Data extracted from a collection
▬▬▬▬▬▬▬▬▬▬

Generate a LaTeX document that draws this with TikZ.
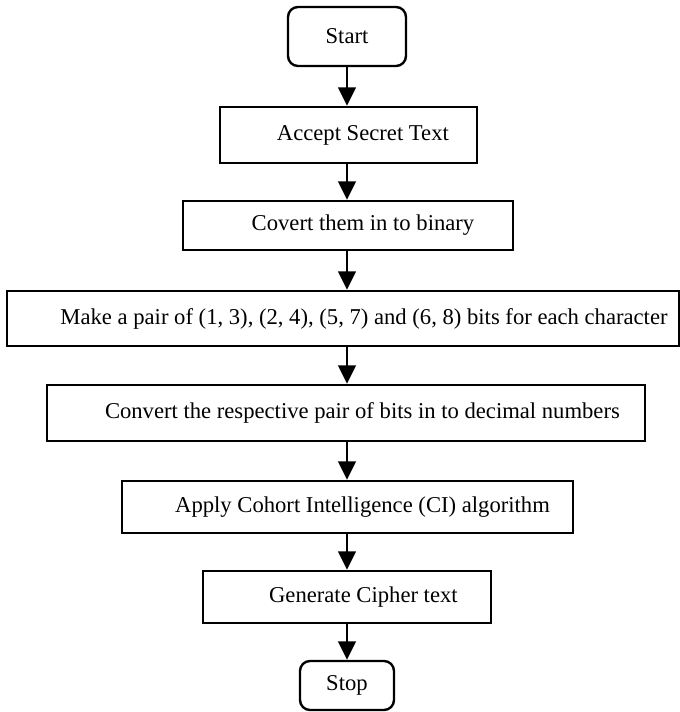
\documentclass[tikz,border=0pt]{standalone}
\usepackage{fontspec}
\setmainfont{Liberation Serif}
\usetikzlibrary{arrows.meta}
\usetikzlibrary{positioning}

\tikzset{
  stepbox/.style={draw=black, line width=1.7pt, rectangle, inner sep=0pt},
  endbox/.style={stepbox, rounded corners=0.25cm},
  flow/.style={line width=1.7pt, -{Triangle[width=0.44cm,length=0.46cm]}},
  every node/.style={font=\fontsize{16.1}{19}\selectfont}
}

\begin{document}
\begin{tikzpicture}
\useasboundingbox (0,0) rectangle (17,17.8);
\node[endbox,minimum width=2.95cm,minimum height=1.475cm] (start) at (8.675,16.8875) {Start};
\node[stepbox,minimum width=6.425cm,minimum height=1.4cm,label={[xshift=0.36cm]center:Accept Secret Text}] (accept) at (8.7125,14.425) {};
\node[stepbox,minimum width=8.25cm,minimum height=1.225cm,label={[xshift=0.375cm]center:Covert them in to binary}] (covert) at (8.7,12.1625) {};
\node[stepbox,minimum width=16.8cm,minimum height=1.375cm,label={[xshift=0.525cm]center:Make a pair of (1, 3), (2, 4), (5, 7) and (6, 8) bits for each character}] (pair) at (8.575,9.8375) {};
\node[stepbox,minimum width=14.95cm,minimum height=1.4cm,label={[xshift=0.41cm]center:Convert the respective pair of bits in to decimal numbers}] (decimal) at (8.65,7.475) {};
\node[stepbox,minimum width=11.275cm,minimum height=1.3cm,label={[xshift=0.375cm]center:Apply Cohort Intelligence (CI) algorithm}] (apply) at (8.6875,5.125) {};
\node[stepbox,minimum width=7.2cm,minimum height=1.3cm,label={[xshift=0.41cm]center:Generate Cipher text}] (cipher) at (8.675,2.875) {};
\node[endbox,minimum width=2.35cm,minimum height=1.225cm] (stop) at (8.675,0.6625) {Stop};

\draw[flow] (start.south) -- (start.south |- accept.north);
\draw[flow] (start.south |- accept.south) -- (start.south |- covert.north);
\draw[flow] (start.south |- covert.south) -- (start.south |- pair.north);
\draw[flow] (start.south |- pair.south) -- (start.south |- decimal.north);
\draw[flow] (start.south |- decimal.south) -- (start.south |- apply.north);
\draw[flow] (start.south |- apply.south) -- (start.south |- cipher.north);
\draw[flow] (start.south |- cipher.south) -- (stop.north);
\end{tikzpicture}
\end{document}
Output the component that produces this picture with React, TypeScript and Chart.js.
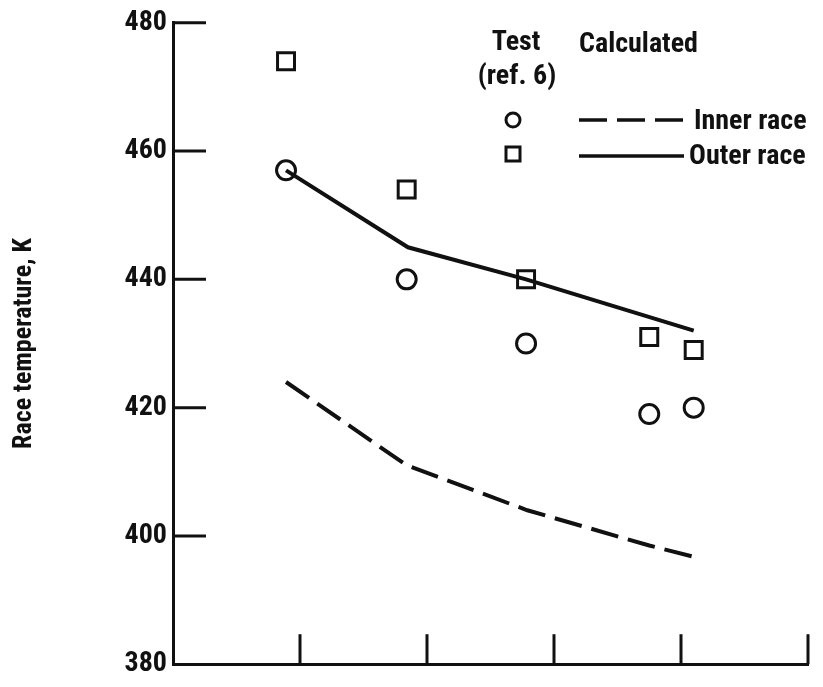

▬▬▬▬▬▬▬▬▬▬

- Set problem -
Repeat the lines of the listing above verbatim, beginning at its first line and ending at the line containing "width=2.35cm,minimum height=1.225cm] (stop)", which is included. Omit pictures.

- Answer to this exercise -
Generate a LaTeX document that draws this with TikZ.
\documentclass[tikz,border=0pt]{standalone}
\usepackage{fontspec}
\setmainfont{Liberation Serif}
\usetikzlibrary{arrows.meta}
\usetikzlibrary{positioning}

\tikzset{
  stepbox/.style={draw=black, line width=1.7pt, rectangle, inner sep=0pt},
  endbox/.style={stepbox, rounded corners=0.25cm},
  flow/.style={line width=1.7pt, -{Triangle[width=0.44cm,length=0.46cm]}},
  every node/.style={font=\fontsize{16.1}{19}\selectfont}
}

\begin{document}
\begin{tikzpicture}
\useasboundingbox (0,0) rectangle (17,17.8);
\node[endbox,minimum width=2.95cm,minimum height=1.475cm] (start) at (8.675,16.8875) {Start};
\node[stepbox,minimum width=6.425cm,minimum height=1.4cm,label={[xshift=0.36cm]center:Accept Secret Text}] (accept) at (8.7125,14.425) {};
\node[stepbox,minimum width=8.25cm,minimum height=1.225cm,label={[xshift=0.375cm]center:Covert them in to binary}] (covert) at (8.7,12.1625) {};
\node[stepbox,minimum width=16.8cm,minimum height=1.375cm,label={[xshift=0.525cm]center:Make a pair of (1, 3), (2, 4), (5, 7) and (6, 8) bits for each character}] (pair) at (8.575,9.8375) {};
\node[stepbox,minimum width=14.95cm,minimum height=1.4cm,label={[xshift=0.41cm]center:Convert the respective pair of bits in to decimal numbers}] (decimal) at (8.65,7.475) {};
\node[stepbox,minimum width=11.275cm,minimum height=1.3cm,label={[xshift=0.375cm]center:Apply Cohort Intelligence (CI) algorithm}] (apply) at (8.6875,5.125) {};
\node[stepbox,minimum width=7.2cm,minimum height=1.3cm,label={[xshift=0.41cm]center:Generate Cipher text}] (cipher) at (8.675,2.875) {};
\node[endbox,minimum width=2.35cm,minimum height=1.225cm] (stop) at (8.675,0.6625) {Stop};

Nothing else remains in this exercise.